How does an octopus go to war? Well-armed.
Q: Whats the difference between a blonde and a mosquito? A: A mosquito stops sucking when you slap it...
What happened to the frog's car when his parking meter expired? It got toad!!
Did you hear about Mike Tyson's horse? It got angry and bit at the champ!
There is no theory of evolution. Just a list of animals Chuck Norris allows to live.
White owl: who who. Black owl: who dat who dat.
How many skunks do you need to make a house really smelly? Just a phew.
There once was a baby elephant and a baby turtle drinking from a river deep in the jungle. For no reason, the turtle reaches over and bites the elephant's tail, really hard. Years and years later, the same elephant, now grown up, is by the same river, having a drink with his giraffe buddy, when the same turtle that bit him on the tail all those years ago wanders up to the river. The elephant rears back a leg and kicks the turtle as hard as he can, sending him flying way off into the jungle. "Why did you do that?" the giraffe asks. "When we both were babies, that turtle bit my tail for no reason," the elephant replied. "Wow!
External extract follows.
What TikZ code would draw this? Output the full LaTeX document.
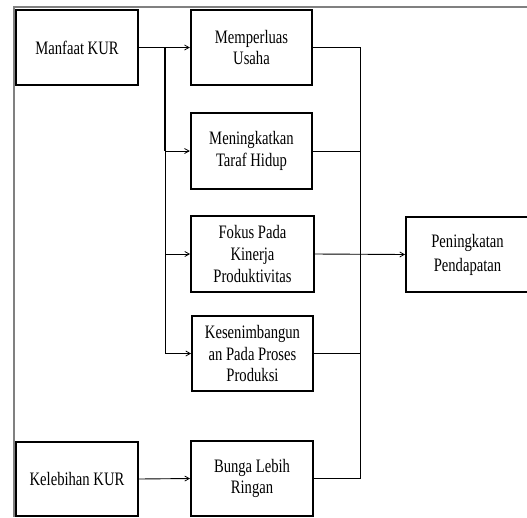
\documentclass[tikz,border=0pt]{standalone}
\usepackage{fontspec}
\setmainfont{Liberation Serif}
\newfontfamily\boxfont[FakeStretch=0.77]{Liberation Serif}
\usetikzlibrary{arrows.meta}
\begin{document}
\begin{tikzpicture}[x=1pt,y=-1pt,
  box/.style={draw=black,line width=2.4pt,rectangle,align=center,inner sep=0pt,
    font=\boxfont\fontsize{19}{21.8}\selectfont},
  conn/.style={draw=black,line width=0.9pt},
  arr/.style={conn,-{Straight Barb[length=4.5pt,width=5pt,line width=0.8pt]}},
  frame/.style={draw=black!50,line width=2pt}]
\useasboundingbox (0,0) rectangle (527,517);
% outer frame (top and left)
\coordinate (fa) at (14,517);
\coordinate (fb) at (14,7);
\coordinate (fc) at (530,7);
\draw[frame] (fa) -- (fb) -- (fc);
% boxes
\node[box,minimum width=121.5pt,minimum height=74.5pt] (manfaat) at (77,47.5) {Manfaat KUR};
\node[box,minimum width=121pt,minimum height=74.5pt] (memperluas) at (251.5,47.5) {Memperluas\\Usaha};
\node[box,minimum width=121pt,minimum height=75.5pt] (meningkatkan) at (251.5,151) {Meningkatkan\\Taraf Hidup};
\node[box,minimum width=122.5pt,minimum height=75.5pt] (fokus) at (252.5,254) {Fokus Pada\\Kinerja\\Produktivitas};
\node[box,minimum width=120.5pt,minimum height=74.5pt] (kesen) at (252.5,353.5) {Kesenimbangun\\an Pada Proses\\Produksi};
\node[box,minimum width=121.5pt,minimum height=74.5pt] (bunga) at (252,478.5) {Bunga Lebih\\Ringan};
\node[box,minimum width=121.5pt,minimum height=74.5pt] (kelebihan) at (77,479) {Kelebihan KUR};
\node[box,minimum width=122.5pt,minimum height=75pt,
  font=\boxfont\fontsize{19}{24}\selectfont] (pening) at (467.5,254.5) {Peningkatan\\Pendapatan};
% left bus
\coordinate (lb1) at (165,47.5);
\coordinate (lb2) at (165,151);
\coordinate (lb3) at (165,254);
\coordinate (lb4) at (165,353.5);
\draw[arr] (manfaat.east) -- (memperluas.west);
\draw[conn,line width=1.6pt] (lb1) -- (lb2);
\draw[conn] (lb2) -- (lb4);
\draw[arr] (lb2) -- (meningkatkan.west);
\draw[arr] (lb3) -- (fokus.west);
\draw[arr] (lb4) -- (kesen.west);
% right bus
\coordinate (rb1) at (360,47.5);
\coordinate (rb2) at (360,151);
\coordinate (rb4) at (360,353.5);
\coordinate (rb5) at (360,478.5);
\draw[conn] (memperluas.east) -- (rb1) -- (rb5) -- (bunga.east);
\draw[conn] (meningkatkan.east) -- (rb2);
\draw[conn] (kesen.east) -- (rb4);
\draw[arr] (fokus.east) -- (pening.west);
\draw[arr] (kelebihan.east) -- (bunga.west);
\end{tikzpicture}
\end{document}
You must have a good memory!" exclaimed the giraffe. "Yep!" said the elephant. "I've got Turtle-Recall."
Why did the gray whale go on a diet? Because he wasn't a Fin whale.
A man was very proud of his guard dog, he would leave it to roam free in the garden to sow the world his house was guarded. One day a woman knocked at his door. “Is that your big dog outside?” Wondering how she had got past him he said: “Yes why?” She said "I’m sorry but my dog just killed him!” “What?” Roared the man “What kind of dog have you got?” “A Peke” Replied the woman. “A Peke? How could that little thing kill my big fine guard dog?” “I think it got stuck in his throat!” replied the woman.